“It’s ok, I didn’t know him real well. He was on my Dad’s side, I think.” The middle-aged lady, a little moist-eyed, her husband and young son had found Barry A Bidwell on the Vietnam Veterans Memorial in Washington DC. They’d been looking hard: it’s an extraordinary structure, a long, L-shaped walkway complete with 58,256 names of men who died or remain missing from that war.
I had memorial fatigue by the time I made a right by the Reflecting Pool in front of the Lincoln Memorial, after already visiting the World War II memorial, Washington Monument, Ulysses S Grant memorial, White House and US Capitol. I also had Memorial Back – it’s a bit like Tennis Elbow but lower down.
But with the Vietnam memorial, that vanished. It was unexpectedly moving. A young boy sat with his father looking up at it (pictured, above). “Some of these guys volunteered,” said the father in a southern baritone. “But a lot of them were drafted. Do you know what that means?" His son shook his head. "They took the ones who weren’t doing real well in school and made them sign up.” I think there was another lesson going on there, too.

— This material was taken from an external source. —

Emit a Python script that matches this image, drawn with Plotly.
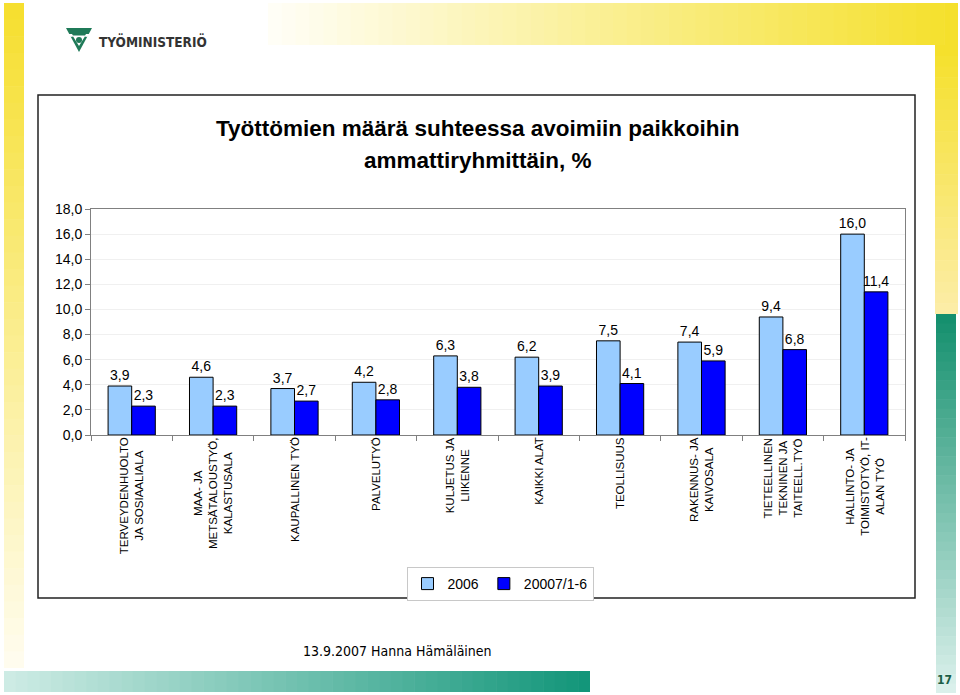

The ranks of names – all but Barry A Bidwell anonymous and without any human context – reminded me of recent front pages back home of those killed in Afghanistan. How big will those memorials be?
As I left, another young boy asked his father, “Dad, was Vietnam the Second World War?” “No,” he replied wearily. “The Second World War was different. Vietnam was, well it was Vietnam.”